§ **Directions for this task**: In the listing below, locate the lines bearing the word "matplotlib". Copy every one of them.

§ **Exercise inputs**:

►

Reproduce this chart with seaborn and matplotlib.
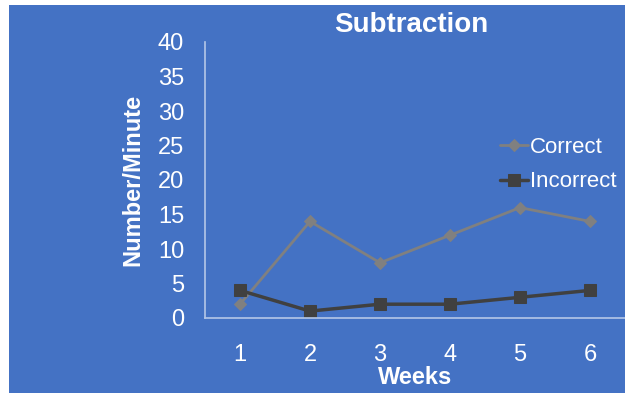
import numpy as np
import pandas as pd
import seaborn as sns
import matplotlib.pyplot as plt
from matplotlib.patches import Rectangle
from matplotlib.ticker import MultipleLocator, FixedLocator

weeks = [1, 2, 3, 4, 5, 6]
correct = [2, 14, 8, 12, 16, 14]
incorrect = [4, 1, 2, 2, 3, 4]

blue = '#4472C4'
axcol = '#B4C7E7'

sns.set_style("white")
plt.rcParams['font.family'] = ['Liberation Sans', 'DejaVu Sans']

fig = plt.figure(figsize=(6.25, 3.93), dpi=100, facecolor='white')
fig.patches.append(Rectangle((9/625, 0), 1, 1 - 5/393, transform=fig.transFigure,
                             facecolor=blue, edgecolor='none', zorder=-1))
ax = fig.add_axes([205/625, 1 - 318/393, 420/625, 276/393])
ax.set_facecolor('none')

df = pd.DataFrame({'week': weeks, 'Correct': correct, 'Incorrect': incorrect})
sns.lineplot(data=df, x='week', y='Correct', ax=ax, color='#808080', lw=2,
             marker='D', markersize=6, markeredgecolor='#808080', label='Correct')
sns.lineplot(data=df, x='week', y='Incorrect', ax=ax, color='#404040', lw=2.5,
             marker='s', markersize=8, markeredgecolor='#404040', label='Incorrect')

ax.set_xlim(0.5, 6.5)
ax.set_ylim(0, 40)
ax.yaxis.set_major_locator(MultipleLocator(5))
ax.xaxis.set_major_locator(FixedLocator(weeks))
ax.xaxis.set_minor_locator(FixedLocator([w - 0.5 for w in weeks] + [6.5]))
ax.tick_params(axis='x', which='major', length=0, pad=19, labelsize=17, labelcolor='white')
ax.tick_params(axis='x', which='minor', length=5, width=1, color=axcol, direction='out')
ax.tick_params(axis='y', length=5, width=1, color=axcol, direction='out', labelsize=17,
               labelcolor='white', pad=10)
for s in ['top', 'right']:
    ax.spines[s].set_visible(False)
for s in ['left', 'bottom']:
    ax.spines[s].set_color(axcol)
    ax.spines[s].set_linewidth(1.2)

ax.set_xlabel('Weeks', color='white', fontsize=17, fontweight='bold', labelpad=0)
ax.set_ylabel('Number/Minute', color='white', fontsize=17, fontweight='bold', labelpad=10)
fig.text(411/625, 1 - 25/393, 'Subtraction', color='white', fontsize=20,
         fontweight='bold', ha='center', va='center')

leg = ax.legend(loc='upper left', bbox_to_anchor=((500-205)/420, (318-137)/276), frameon=False,
                fontsize=16, handlelength=1.25, handletextpad=0.1, labelspacing=0.6,
                borderaxespad=0, borderpad=0)
for t in leg.get_texts():
    t.set_color('white')

fig.savefig('out.png', dpi=100, facecolor='white')
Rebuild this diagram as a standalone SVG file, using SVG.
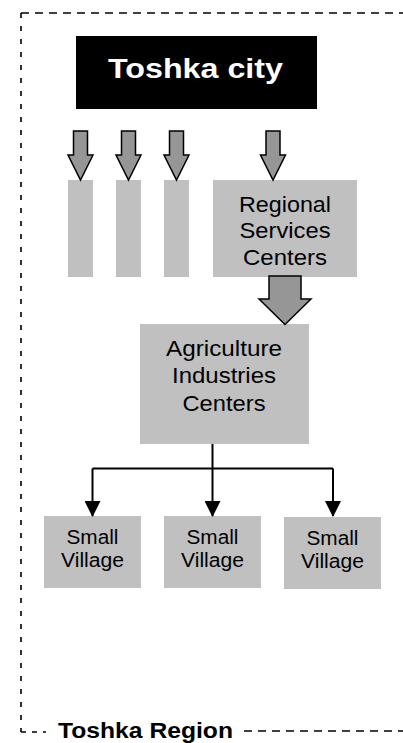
<svg xmlns="http://www.w3.org/2000/svg" width="403" height="743" viewBox="0 0 403 743">
<style>
.bx{fill:#C0C0C0;}
.t{font-family:"Liberation Sans",Arial,sans-serif;fill:#000;text-anchor:middle;}
.bold{font-weight:bold;}
.blk{fill:#969696;stroke:#000;stroke-width:1.5;stroke-linejoin:miter;}
.ln{fill:none;stroke:#000;stroke-width:2;}
.dash{fill:none;stroke:#000;stroke-width:1.6;}
</style>
<defs>
<marker id="ah" viewBox="0 0 16 16" markerWidth="16" markerHeight="16" refX="15" refY="8" orient="auto" markerUnits="userSpaceOnUse">
<path d="M0,0 L16,8 L0,16 Z" fill="#000"/>
</marker>
</defs>
<rect width="403" height="743" fill="#fff"/>
<g id="region-border">
<path class="dash" d="M21,13 L403,13" stroke-dasharray="8 6"/>
<path class="dash" d="M21,13 L21,732" stroke-dasharray="5 8"/>
<path class="dash" d="M21,732 L46,732" stroke-dasharray="5 6"/>
<path class="dash" d="M244,731 L403,731" stroke-dasharray="8 6"/>
<text class="t bold" x="145.5" y="737.5" font-size="22.5" textLength="175" lengthAdjust="spacingAndGlyphs">Toshka Region</text>
</g>
<g id="toshka-city">
<rect x="76" y="36" width="241" height="73" fill="#000"/>
<text class="t bold" x="195.5" y="77.5" font-size="28.5" style="fill:#fff" textLength="175" lengthAdjust="spacingAndGlyphs">Toshka city</text>
</g>
<g id="bar1"><rect class="bx" x="68" y="180" width="25" height="97"/></g>
<g id="bar2"><rect class="bx" x="116" y="180" width="25" height="97"/></g>
<g id="bar3"><rect class="bx" x="164" y="180" width="25" height="97"/></g>
<g id="regional">
<rect class="bx" x="213" y="180" width="144" height="97"/>
<text class="t" font-size="22.5"><tspan x="285" y="211.5" textLength="92" lengthAdjust="spacingAndGlyphs">Regional</tspan><tspan x="285" y="238" textLength="91" lengthAdjust="spacingAndGlyphs">Services</tspan><tspan x="285" y="264.5" textLength="84" lengthAdjust="spacingAndGlyphs">Centers</tspan></text>
</g>
<g id="agriculture">
<rect class="bx" x="140" y="324" width="169" height="120"/>
<text class="t" font-size="22.5"><tspan x="224" y="356" textLength="116" lengthAdjust="spacingAndGlyphs">Agriculture</tspan><tspan x="224" y="383" textLength="104" lengthAdjust="spacingAndGlyphs">Industries</tspan><tspan x="224" y="410.5" textLength="83" lengthAdjust="spacingAndGlyphs">Centers</tspan></text>
</g>
<g id="village1">
<rect class="bx" x="44" y="516" width="97" height="72"/>
<text class="t" font-size="19.5"><tspan x="92.5" y="543.5" textLength="52" lengthAdjust="spacingAndGlyphs">Small</tspan><tspan x="92.5" y="566.5" textLength="63" lengthAdjust="spacingAndGlyphs">Village</tspan></text>
</g>
<g id="village2">
<rect class="bx" x="164" y="516" width="97" height="72"/>
<text class="t" font-size="19.5"><tspan x="212.5" y="543.5" textLength="52" lengthAdjust="spacingAndGlyphs">Small</tspan><tspan x="212.5" y="566.5" textLength="63" lengthAdjust="spacingAndGlyphs">Village</tspan></text>
</g>
<g id="village3">
<rect class="bx" x="284" y="517" width="97" height="72"/>
<text class="t" font-size="19.5"><tspan x="332.5" y="544.5" textLength="52" lengthAdjust="spacingAndGlyphs">Small</tspan><tspan x="332.5" y="567.5" textLength="63" lengthAdjust="spacingAndGlyphs">Village</tspan></text>
</g>
<g id="connectors">
<path class="blk" d="M73.5,131 H87.5 V155 H93 L80.5,180 L68,155 H73.5 Z"/>
<path class="blk" d="M121.5,131 H135.5 V155 H141 L128.5,180 L116,155 H121.5 Z"/>
<path class="blk" d="M169.5,131 H183.5 V155 H189 L176.5,180 L164,155 H169.5 Z"/>
<path class="blk" d="M266,131 H280 V155 H285.5 L273,180 L260.5,155 H266 Z"/>
<path class="blk" d="M269,276 H301 V299 H311 L285,324.5 L259,299 H269 Z"/>
<path class="ln" d="M212.5,444 V468.5"/>
<path class="ln" d="M92.5,468.5 H333"/>
<path class="ln" d="M92.5,468.5 V516" marker-end="url(#ah)"/>
<path class="ln" d="M212.5,468.5 V516" marker-end="url(#ah)"/>
<path class="ln" d="M333,468.5 V516" marker-end="url(#ah)"/>
</g>
</svg>
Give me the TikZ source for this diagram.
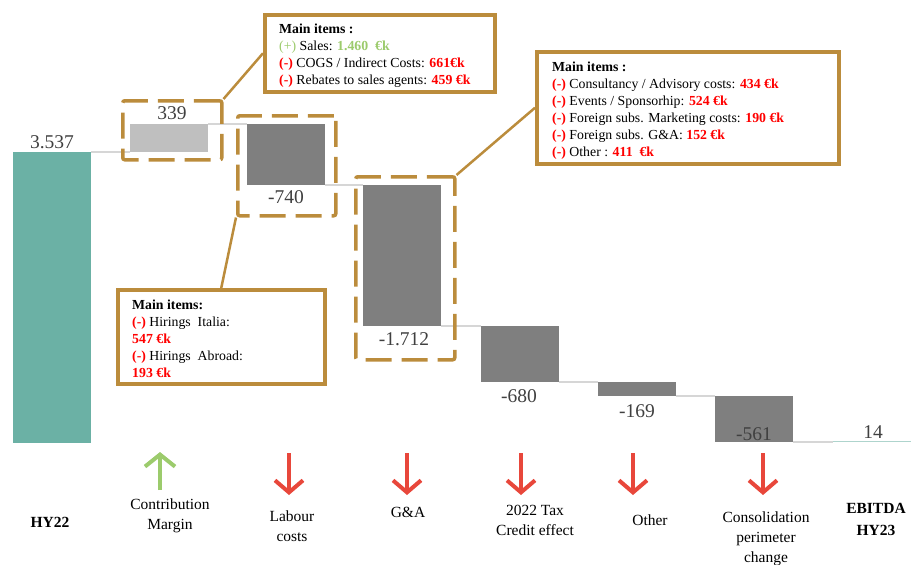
\documentclass[tikz,border=0pt]{standalone}
\usepackage{fontspec}
\setmainfont{Liberation Serif}
\usepackage{tikz}
\usetikzlibrary{arrows.meta, positioning}
\definecolor{barteal}{HTML}{6BB1A5}
\definecolor{barlight}{HTML}{BFBFBF}
\definecolor{bardark}{HTML}{7F7F7F}
\definecolor{linkgray}{HTML}{D6D6D6}
\definecolor{valgray}{HTML}{404040}
\definecolor{callgold}{HTML}{BB8C3C}
\definecolor{posgreen}{HTML}{9CCB6C}
\definecolor{negred}{HTML}{FF0000}
\definecolor{arrowred}{HTML}{E8473B}

\begin{document}
\begin{tikzpicture}[
    x=1pt, y=-1pt,
    every node/.style={font=\fontsize{15.5}{20}\selectfont},
    bar/.style={rectangle, inner sep=0pt, outer sep=0pt, anchor=north west, minimum width=78pt},
    barT/.style={bar, fill=barteal},
    barL/.style={bar, fill=barlight},
    barD/.style={bar, fill=bardark},
    link/.style={draw=linkgray, line width=2pt},
    vallabel/.style={font=\fontsize{19.5}{22}\selectfont, text=valgray, inner sep=0pt},
    catlabel/.style={align=center, inner sep=0pt},
    hilite/.style={rectangle, draw=callgold, line width=3.5pt, dash pattern=on 26pt off 10pt, rounded corners=2pt, inner sep=0pt, anchor=north west},
    callout/.style={rectangle, draw=callgold, line width=3.5pt, fill=white, inner sep=0pt, anchor=north west},
    items/.style={font=\fontsize{13.8}{17}\selectfont, align=left, anchor=north west, inner sep=0pt},
    pointer/.style={draw=callgold, line width=2.5pt},
    uparrow/.style={draw=posgreen, line width=4pt, -{Straight Barb[length=12pt, width=30pt, line width=4pt]}},
    downarrow/.style={draw=arrowred, line width=4pt, -{Straight Barb[length=12pt, width=28pt, line width=4pt]}},
]
\useasboundingbox (0,0) rectangle (911,565);
% waterfall bars
\node[barT, minimum height=291pt] (hy22) at (13,152) {};
\node[barL, minimum height=28pt] (cm) at (130,124) {};
\node[barD, minimum height=61pt] (lab) at (247,124) {};
\node[barD, minimum height=141pt] (ga) at (363,185) {};
\node[barD, minimum height=56pt] (tax) at (481,326) {};
\node[barD, minimum height=14pt] (oth) at (598,382) {};
\node[barD, minimum height=46pt] (cons) at (715,396) {};
\node[bar, fill=barteal!55, minimum height=1.5pt] (ebitda) at (833,440.5) {};
\draw[link] (hy22.north east) -- (cm.south west);
\draw[link] (cm.north east) -- (lab.north west);
\draw[link] (lab.south east) -- (ga.north west);
\draw[link] (ga.south east) -- (tax.north west);
\draw[link] (tax.south east) -- (oth.north west);
\draw[link] (oth.south east) -- (cons.north west);
\draw[link] (cons.south east) -- (ebitda.south west);
\node[vallabel] (hy22-val) at (52,142) {3.537};
\node[vallabel] (cm-val) at (172,113) {339};
\node[vallabel] (lab-val) at (286,197) {-740};
\node[vallabel] (ga-val) at (404,339) {-1.712};
\node[vallabel] (tax-val) at (519,396) {-680};
\node[vallabel] (oth-val) at (637,411) {-169};
\node[vallabel] (cons-val) at (754,434) {-561};
\node[vallabel] (ebitda-val) at (873,432) {14};
% highlights and callouts
\node[hilite, minimum width=99pt, minimum height=59pt] (cm-hl) at (121,99) {};
\node[hilite, minimum width=98pt, minimum height=100pt] (lab-hl) at (236,114) {};
\node[hilite, minimum width=99pt, minimum height=183pt] (ga-hl) at (354,175) {};
\node[callout, minimum width=230pt, minimum height=77pt] (cm-call) at (263,13) {};
\node[items] (cm-items) at (279,24) {\textbf{Main items :}\\
  \textcolor{posgreen}{(+)} Sales: \textcolor{posgreen}{\textbf{1.460~~€k}}\\
  \textcolor{negred}{\textbf{(-)}} COGS / Indirect Costs: \textcolor{negred}{\textbf{661€k}}\\
  \textcolor{negred}{\textbf{(-)}} Rebates to sales agents: \textcolor{negred}{\textbf{459 €k}}};
\node[callout, minimum width=302pt, minimum height=112pt] (ga-call) at (535,50) {};
\node[items] (ga-items) at (552,62) {\textbf{Main items :}\\
  \textcolor{negred}{\textbf{(-)}} Consultancy / Advisory costs: \textcolor{negred}{\textbf{434 €k}}\\
  \textcolor{negred}{\textbf{(-)}} Events / Sponsorhip: \textcolor{negred}{\textbf{524 €k}}\\
  \textcolor{negred}{\textbf{(-)}} Foreign subs. Marketing costs: \textcolor{negred}{\textbf{190 €k}}\\
  \textcolor{negred}{\textbf{(-)}} Foreign subs. G\&A: \textcolor{negred}{\textbf{152 €k}}\\
  \textcolor{negred}{\textbf{(-)}} Other : \textcolor{negred}{\textbf{411~~€k}}};
\node[callout, minimum width=207pt, minimum height=94pt] (lab-call) at (116,288) {};
\node[items] (lab-items) at (132,300) {\textbf{Main items:}\\
  \textcolor{negred}{\textbf{(-)}} Hirings~ Italia:\\
  \textcolor{negred}{\textbf{547 €k}}\\
  \textcolor{negred}{\textbf{(-)}} Hirings~ Abroad:\\
  \textcolor{negred}{\textbf{193 €k}}};
\draw[pointer] (cm-hl.north east) -- (cm-call.west);
\draw[pointer] (lab-hl.south west) -- (lab-call.north);
\draw[pointer] (ga-hl.north east) -- (ga-call.west);
% direction arrows
\coordinate (cm-tail) at (160,490);
\coordinate (cm-tip) at (160,452);
\draw[uparrow] (cm-tail) -- (cm-tip);
\foreach \x/\n in {289/lab, 407/ga, 521/tax, 633/oth, 763/cons} {
    \coordinate (\n-tail) at (\x,453);
    \coordinate (\n-tip) at (\x,495);
    \draw[downarrow] (\n-tail) -- (\n-tip);
}
% category labels
\node[catlabel, font=\fontsize{15.5}{20}\selectfont\bfseries] (hy22-cat) at (50,522) {HY22};
\node[catlabel] (cm-cat) at (170,516) {Contribution\\Margin};
\node[catlabel] (lab-cat) at (292,526) {Labour\\costs};
\node[catlabel] (ga-cat) at (408,512) {G\&A};
\node[catlabel] (tax-cat) at (535,520) {2022 Tax\\Credit effect};
\node[catlabel] (oth-cat) at (650,520) {Other};
\node[catlabel] (cons-cat) at (766,539) {Consolidation\\perimeter\\change};
\node[catlabel, font=\fontsize{15.5}{22}\selectfont\bfseries] (end-cat) at (876,519) {EBITDA\\HY23};
\end{tikzpicture}
\end{document}
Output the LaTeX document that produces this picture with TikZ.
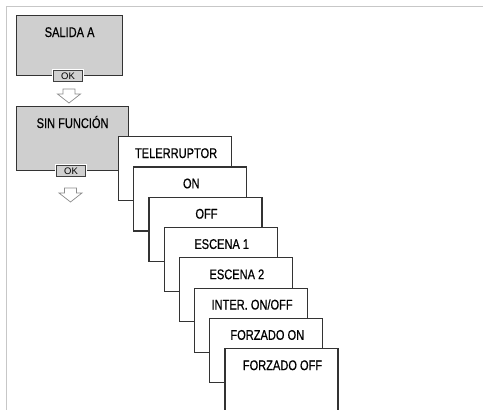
\documentclass[tikz,border=0pt]{standalone}
\usepackage{fontspec}
\setmainfont[FakeStretch=0.79,FakeBold=0.6]{Liberation Sans}
\newfontfamily\okfont{Liberation Sans}
\usetikzlibrary{positioning,calc}

\begin{document}
\begin{tikzpicture}[x=1pt,y=-1pt,
  menu/.style={draw=black!80,line width=1.2pt,fill=white,anchor=north west,
    minimum width=113pt,minimum height=64pt,inner sep=0pt},
  topmenu/.style={menu,fill=black!19},
  title/.style={anchor=base,inner sep=0pt,font=\fontsize{14}{16}\selectfont},
  okbtn/.style={draw=black!75,fill=black!18,line width=0.8pt,
    minimum width=29pt,minimum height=11pt,inner sep=0pt,
    font=\okfont\fontsize{9.5}{10}\selectfont,
    preaction={draw=white,line width=3pt}},
  hollow/.style={draw=black!45,fill=white,line width=0.7pt,line join=miter}]
  \useasboundingbox (0,0) rectangle (483,410);
  \clip (0,0) rectangle (483,410);
  \def\dnarrow(#1){
    \draw[hollow,shift={(#1)}] (-6,0) -- (6,0) -- (6,5) -- (11.5,5)
      -- (0,14) -- (-11.5,5) -- (-6,5) -- cycle;
  }
  % frame
  \draw[black!22,line width=1.5pt] (483,6.5) -- (6.5,6.5) -- (6.5,410);

  % SALIDA A -> SIN FUNCION
  \node[topmenu,minimum width=106pt,minimum height=60pt] (out) at (16,15) {};
  \node[title] (outt) at ([yshift=-22pt]out.north) {SALIDA A};
  \node[okbtn] (ok1) at ([xshift=-1.5pt]out.south) {OK};
  \coordinate (a1) at (69,89);
  \dnarrow(a1)

  \node[topmenu,minimum width=112pt] (fn) at (16,106) {};
  \node[title] (fnt) at ([yshift=-22pt]fn.north) {SIN FUNCIÓN};
  \node[okbtn] (ok2) at ([xshift=-1.5pt]fn.south) {OK};
  \coordinate (a2) at (70.5,188);
  \dnarrow(a2)

  % list of functions
  \foreach \t [count=\i] in {TELERRUPTOR,ON,OFF,ESCENA 1,ESCENA 2,
      INTER. ON/OFF,FORZADO ON,FORZADO OFF} {
    \node[menu] (m\i) at ({118+15.2*(\i-1)},{136+30.3*(\i-1)}) {};
    \node[title] (t\i) at ([xshift=1pt,yshift=-22pt]m\i.north) {\t};
  }
\end{tikzpicture}
\end{document}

◄

§ **Exercise solution**:
Reproduce this chart with seaborn and matplotlib.
import matplotlib.pyplot as plt
from matplotlib.patches import Rectangle
from matplotlib.ticker import MultipleLocator, FixedLocator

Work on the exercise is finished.